The department is “the central service agency” of the town and “people need to feel that they can come in and ask any questions” of the staff there, according to interim Finance Director Sandra Dennies.

Yet “right now, when you walk in, you walk into a big gray hall,” she told members of the Board of Selectmen at their regular meeting, held Sept. 12 at Town Hall.

“It is not user friendly. It is also dark in there. I think that the additional space is going to be well used, because even if the building has staff, we’ve got a place for the treasurer who has asked for space and an auditor who can come and sit in the finance department. So with reducing the height of the cubicle walls, increasing the light and increasing the space for workers I think we will be making a major difference in the welcoming and usable finance department by the rest of the town.”

First Selectman Rob Mallozzi and Selectman Beth Jones voted 2-0 in favor of three contracts: $21,300 plus $1,065 contingency for Steeves Office Systems for new office systems; $13,800 plus $2,760 contingency for Darien Electric for electrical work; and $3,944 plus $788 contingency for F&M Electrical Supply for light fixtures and supplies. Selectman Nick Williams was not in attendance.

Though no capital funds had been approved for the current fiscal year for Town Hall, the $43,657 total is coming from funds still in the account for Main Street building’s major renovation and expansion, completed in 2015, officials said.

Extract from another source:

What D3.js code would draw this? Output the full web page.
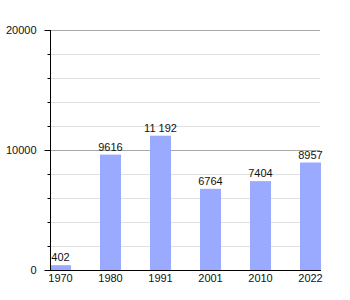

The new personnel to get space in the Finance Department—treasurer and auditor—do not represent additional town employees, they said.

Mallozzi said that Bill Oestmann, buildings superintendent in the Department of Public Works, took over the office that had been occupied by New Canaan’s former budget director, so the town controller moved into the Finance Department and that contributed to the need for a reconfiguration.

“It’s a tight fit and to your point, it is not the most inviting atmosphere,” Mallozzi said.

In the two-plus years that Town Hall has been reoccupied, officials have made “tweaks” in order to make the building “more operationally efficient” and to create a “more inviting environment,” Mallozzi said.

With respect to the way the Finance Department had been set up, he said: “It is unfortunate but the configuration we all decided on isn’t as good as it could be.”

Oestmann said the work would be done after-hours and on weekends.

“We are not going to disrupt the Finance Department,” he said.